Having a rough nite, guys, and not sure why. I woke up so strong, and I don't fear pouring a drink tonite, but I am feeling strong feelings that would normally have many glasses of wine gone by now. Its 21 days AF and this is the hardest, or at least its the most difficult mood I've had yet. I don't want to drink the wine so much as I want to FEEL DIFFERENT and I know the wine would take me to different.
I just have to ramble this out.......its angst, its frustration, its I'm not sure what. Is it related to alcohol? Is it just life? Is it because I am looking at life for real, at how I've gained weight, gotten old, and am boring? Is it because I thought miracles would happen in all areas of my life when I stopped "Everyday Wine" and they haven't happened yet? I thought going AF might be the beginning of great positive changes, but I am only seeing the lack of pretty wine glasses filled with bubbles and nectar.
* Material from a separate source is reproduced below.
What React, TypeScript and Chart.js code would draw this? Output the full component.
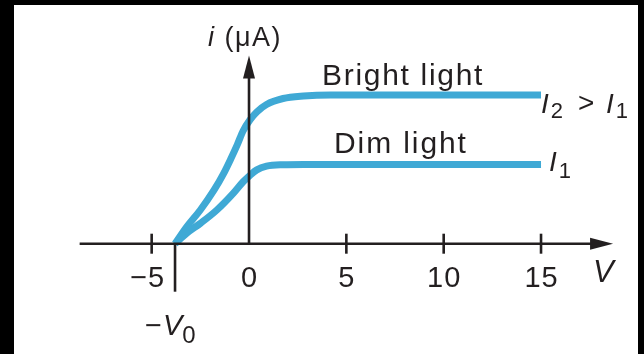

There is a thirst, a craving, but not really for wine - what is at the root of this? That is what I need to discover....and actually why I am doing this AF binge...I am hoping to find out. I guess I am getting impatient. I want to feel beautiful again, have energy, have time to ride bikes, take walks, go dancing......not work to pay bills, and pick up after people.
Ok, ok, thanks for letting me do that.....that is what this is....facing this without AL.....finding what is underneath.....it will come....it has to....Right?